COLPO AL CERCHIO E ALLA BOTTE
Non chiamatela contraddizione, né tantomeno incidente di percorso. Quello a cui assistiamo nella gestione migratoria italiana non è il frutto di una schizofrenia involontaria, ma l’applicazione rigorosa di un metodo politico. Un metodo che si regge su un paradosso tanto evidente quanto rimosso dal dibattito pubblico. La simultanea necessità di aprire le porte per salvare l’economia e di chiuderle a parole per salvare il consenso.
I numeri, solitamente freddi e inappellabili, raccontano una storia che la propaganda fatica a contenere. Il governo ha programmato quasi mezzo milione di ingressi regolari per il triennio 2026–2028. Parliamo di oltre 165mila lavoratori l’anno. Non sono cifre lanciate a caso, ma la risposta disperata alle preghiere di Confindustria, delle associazioni agricole, del settore turistico e dell’assistenza familiare. L’Italia, strangolata dall’inverno demografico, ha un bisogno strutturale, quasi fisiologico, di manodopera straniera. Nei cantieri del PNRR, nelle serre del Sud, nelle RSA del Nord, la presenza migrante non è una scelta ideologica...è l’unica diga contro il collasso produttivo.
Eppure, questa verità aritmetica viene sistematicamente oscurata da una nebbia retorica sempre più fitta. Mentre si firmano i decreti per far entrare forza lavoro, la stessa maggioranza continua ad alimentare una narrazione apocalittica fatta di "sostituzioni etniche", minacce esistenziali e slogan sulla "remigrazione" agitati da figure chiave come Salvini o Vannacci. Siamo di fronte alla quintessenza del cinismo politico contemporaneo. Si tengono aperti i rubinetti dell’immigrazione perché il Pil lo impone, ma si soffia sulla paura perché i sondaggi lo premiano.
Il risultato è un sistema che parla una lingua in televisione e ne pratica un’altra in Gazzetta Ufficiale. Ma questa doppiezza non è priva di vittime. Il "Decreto Flussi", strumento teoricamente deputato a gestire questi ingressi, si rivela strutturalmente inadeguato, trasformandosi in una macchina che produce irregolarità. Procedure farraginose e quote scollegate dalla domanda reale spingono migliaia di persone nell’ombra, in attesa del prossimo condono che non risolverà il problema, ma si limiterà a tamponarlo.

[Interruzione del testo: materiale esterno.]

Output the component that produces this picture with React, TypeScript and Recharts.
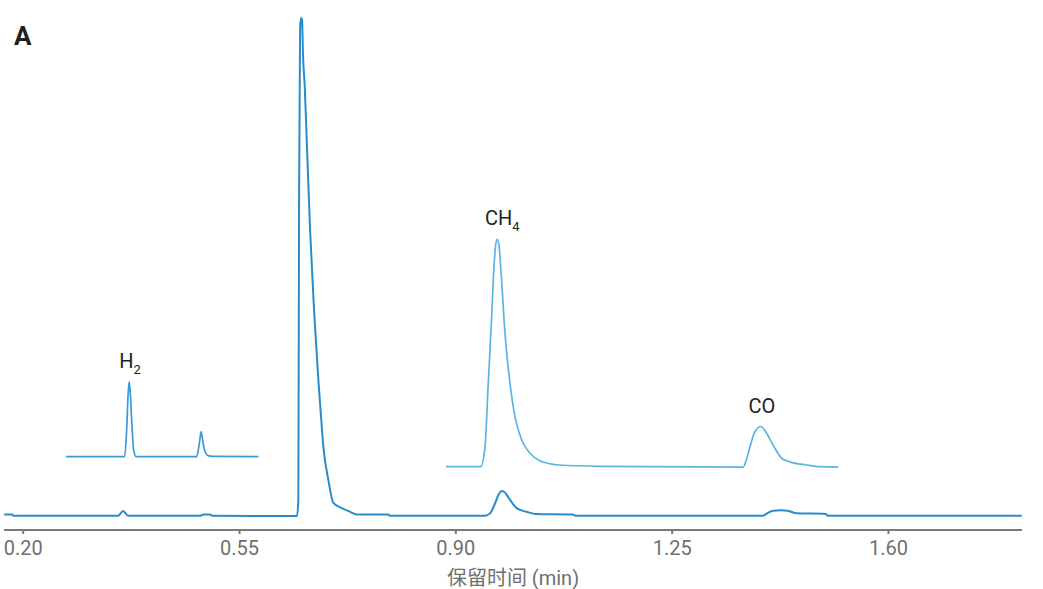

Qui sta il cuore oscuro del metodo... l’irregolarità non è un fallimento del sistema, ma un suo prodotto funzionale. Un lavoratore irregolare è utile due volte. È utile a chi cerca manodopera a basso costo e senza diritti, ed è utilissimo a chi cerca un nemico pubblico da additare. Si alimenta così una confusione semantica deliberata tra irregolarità amministrativa e criminalità penale. Lo straniero senza documenti diventa, nell’immaginario collettivo, il criminale per antonomasia, capro espiatorio perfetto per coprire disagi sociali che hanno radici ben diverse dall’etnia, come la marginalità e l’assenza di welfare.
Anche la politica estera finisce ostaggio di questa recita. Accordi come il Piano Mattei o il protocollo con l’Albania vengono venduti come panacee, soluzioni definitive per fermare gli sbarchi e moltiplicare i rimpatri. La realtà dei dati, con rimpatri fermi a poche centinaia al mese, meno del periodo pre-Covid, ci dice altro. La gestione dei flussi è una merce di scambio internazionale costosa e poco efficace, lontana anni luce dalle semplificazioni da talk show.
Il vero nodo, in definitiva, è l’assenza di onestà intellettuale. Ammettere che l’Italia dipende dall’immigrazione richiederebbe il coraggio di costruire politiche di integrazione serie, investimenti, formazione, accoglienza diffusa. Richiederebbe di smettere di usare la paura come un bancomat elettorale. Ma finché l’emergenza renderà più della soluzione, e finché il cinismo costerà meno della verità, l’ipocrisia rimarrà non un difetto da correggere, ma la trave portante del sistema Italia.